The AI arms race is now the most important battleground. Nations that control data, compute power, and algorithms will shape the 21st-century economy and its ideological norms. Both China and the U.S. are investing trillions into AI and data center infrastructure, setting the stage for a prolonged digital Cold War.
5: Europe’s Decline – A Collapsing Legacy Power
As the U.S. and China battle for global dominance, Europe is sliding into economic and strategic irrelevance. Beset by high energy prices, over-regulation, and slow innovation, the continent’s once-dominant industries are faltering. Germany—the industrial engine of Europe—is suffering from:
* A collapsing auto manufacturing sector;
* Skyrocketing energy costs post-Russia sanctions;
* Labor shortages and export stagnation.
The European Union’s bureaucratic structure, while initially built to ensure peace and stability, now acts as a drag on dynamism. Brussels’ focus on climate regulations, tax harmonization, and social cohesion has come at the cost of technological competitiveness and entrepreneurial freedom.

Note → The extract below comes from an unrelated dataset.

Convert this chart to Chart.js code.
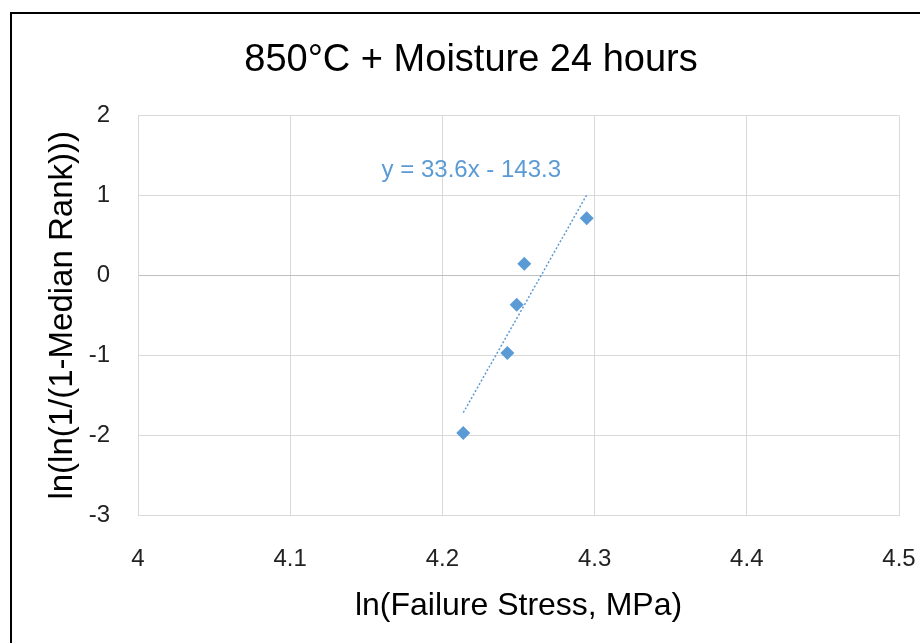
<!DOCTYPE html>
<html>
<head>
<meta charset="utf-8">
<script src="https://cdn.jsdelivr.net/npm/chart.js@4.4.1/dist/chart.umd.min.js"></script>
<style>
  html, body { margin: 0; padding: 0; background: #fff; }
</style>
</head>
<body>
<canvas id="chart" width="920" height="643"></canvas>
<script>
// ln(failure stress) vs ln(ln(1/(1-median rank))), 5 specimens
const stressLn = [4.2137, 4.2427, 4.2488, 4.2538, 4.2948];
const rankLn = [-1.974, -0.972, -0.367, 0.145, 0.715];
const xTicks = [4, 4.1, 4.2, 4.3, 4.4, 4.5];
const yTicks = [-3, -2, -1, 0, 1, 2];
// trendline as printed on the chart
const trendSlope = 33.6;
const trendIntercept = -143.3;
const trendLabel = 'y = 33.6x - 143.3';

const FONT = '"Liberation Sans", Arial, sans-serif';
const BLUE = '#5b9bd5';

const points = stressLn.map((x, i) => ({ x, y: rankLn[i] }));
const xLo = Math.min(...stressLn);
const xHi = Math.max(...stressLn);
const trend = [xLo, xHi].map(x => ({ x, y: trendSlope * x + trendIntercept }));

const decor = {
  id: 'decor',
  beforeDraw(chart) {
    const ctx = chart.ctx;
    ctx.save();
    ctx.fillStyle = '#fff';
    ctx.fillRect(0, 0, chart.width, chart.height);
    ctx.restore();
  },
  afterDraw(chart) {
    const ctx = chart.ctx;
    ctx.save();
    ctx.strokeStyle = '#000';
    ctx.lineWidth = 2;
    ctx.strokeRect(11, 13, 2000, 2000);
    // equation label, anchored in data space
    const lx = chart.scales.x.getPixelForValue(4.219);
    const ly = chart.scales.y.getPixelForValue(1.31);
    ctx.font = '24px ' + FONT;
    ctx.fillStyle = BLUE;
    ctx.textAlign = 'center';
    ctx.textBaseline = 'middle';
    ctx.fillText(trendLabel, lx, ly);
    ctx.restore();
  }
};

const gridColor = c => c.tick && c.tick.value === 0 ? '#bfbfbf' : '#d9d9d9';

new Chart(document.getElementById('chart'), {
  type: 'scatter',
  data: {
    datasets: [
      {
        label: 'data',
        data: points,
        pointStyle: 'rectRot',
        pointRadius: 7,
        pointHoverRadius: 7,
        backgroundColor: BLUE,
        borderColor: BLUE,
        borderWidth: 0,
        order: 0
      },
      {
        label: 'trend',
        type: 'line',
        data: trend,
        showLine: true,
        pointRadius: 0,
        borderColor: BLUE,
        borderWidth: 1.5,
        borderDash: [2, 2],
        fill: false,
        order: 1
      }
    ]
  },
  options: {
    responsive: false,
    animation: false,
    layout: { padding: { left: 43, right: 21, top: 0, bottom: 0 } },
    plugins: {
      legend: { display: false },
      tooltip: { enabled: false },
      title: {
        display: true,
        text: '850°C + Moisture 24 hours',
        color: '#000',
        font: { family: FONT, size: 38, weight: 'normal' },
        padding: { top: 38, bottom: 32 }
      }
    },
    scales: {
      x: {
        type: 'linear',
        min: 4,
        max: 4.5,
        afterBuildTicks: s => { s.ticks = xTicks.map(v => ({ value: v })); },
        afterFit: s => { s.height = 128; s.paddingLeft = 0; s.paddingRight = 0; },
        ticks: {
          color: '#222',
          font: { family: FONT, size: 24 },
          padding: 30,
          maxRotation: 0,
          callback: v => String(v)
        },
        grid: { color: gridColor, lineWidth: 1, drawTicks: false },
        border: { display: true, color: '#d9d9d9' },
        title: {
          display: true,
          text: 'ln(Failure Stress, MPa)',
          color: '#000',
          font: { family: FONT, size: 32 },
          padding: { top: 0, bottom: 18 }
        }
      },
      y: {
        type: 'linear',
        min: -3,
        max: 2,
        afterBuildTicks: s => { s.ticks = yTicks.map(v => ({ value: v })); },
        afterFit: s => { s.width = 95; s.paddingTop = 0; s.paddingBottom = 0; },
        ticks: {
          color: '#222',
          font: { family: FONT, size: 24 },
          padding: 28,
          callback: v => String(v)
        },
        grid: { color: gridColor, lineWidth: 1, drawTicks: false },
        border: { display: true, color: '#d9d9d9' },
        title: {
          display: true,
          text: 'ln(ln(1/(1-Median Rank)))',
          color: '#000',
          font: { family: FONT, size: 33 },
          padding: { top: 0, bottom: 0 }
        }
      }
    }
  },
  plugins: [decor]
});
</script>
</body>
</html>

Furthermore, mass immigration from the Middle East and Africa has triggered a socio-political crisis. Urban centers face integration challenges, rising crime, and voter backlash. The rise of nationalist and anti-EU parties signals a looming fragmentation of the political consensus.
The UK, post-Brexit, has fared no better—suffering from poor energy strategy, political instability, and deteriorating infrastructure. London’s role as a financial capital remains strong, but the broader UK economy faces de-industrialization and stagnant productivity.
Europe is no longer a central player in the financial or technological future. Without radical reform and re-industrialization, the continent risks becoming a museum of past glories, economically subordinate to Asia and digitally dependent on the U.S.
6: The Road Ahead – Multipolar Chaos or New Order?
We are entering an era of monetary realignment, geopolitical rivalry, and technological upheaval. The post-World War II global order—anchored by the U.S. dollar, American military power, and Western institutions—is cracking under pressure from within and without.
Two paths lie ahead:
A multipolar world where gold, Bitcoin, and regional digital currencies coexist, and no single nation dominates the global financial system.
A new digital dollar empire, rebuilt on the fusion of blockchain, AI, and Bitcoin—where the U.S. adapts and reasserts control through technological superiority and strategic financial shifts.
China will continue to challenge U.S. supremacy through industrial strength, digital surveillance, and geopolitical alliances, but it may falter due to internal contradictions. The U.S. will struggle with debt, inequality, and political dysfunction but could emerge stronger if it embraces disruptive innovation and structural reform.
Europe, unless it radically changes course, is on a trajectory of economic decline and political decay. Its relevance in the coming decades will be limited unless it can overcome its bureaucratic sclerosis.
In conclusion, the future of global finance may not belong to fiat or gold alone—but to decentralized digital hard assets like Bitcoin, wielded strategically by nation-states. Whoever best understands this shift—and acts boldly—will shape the financial and geopolitical order of the 21st century.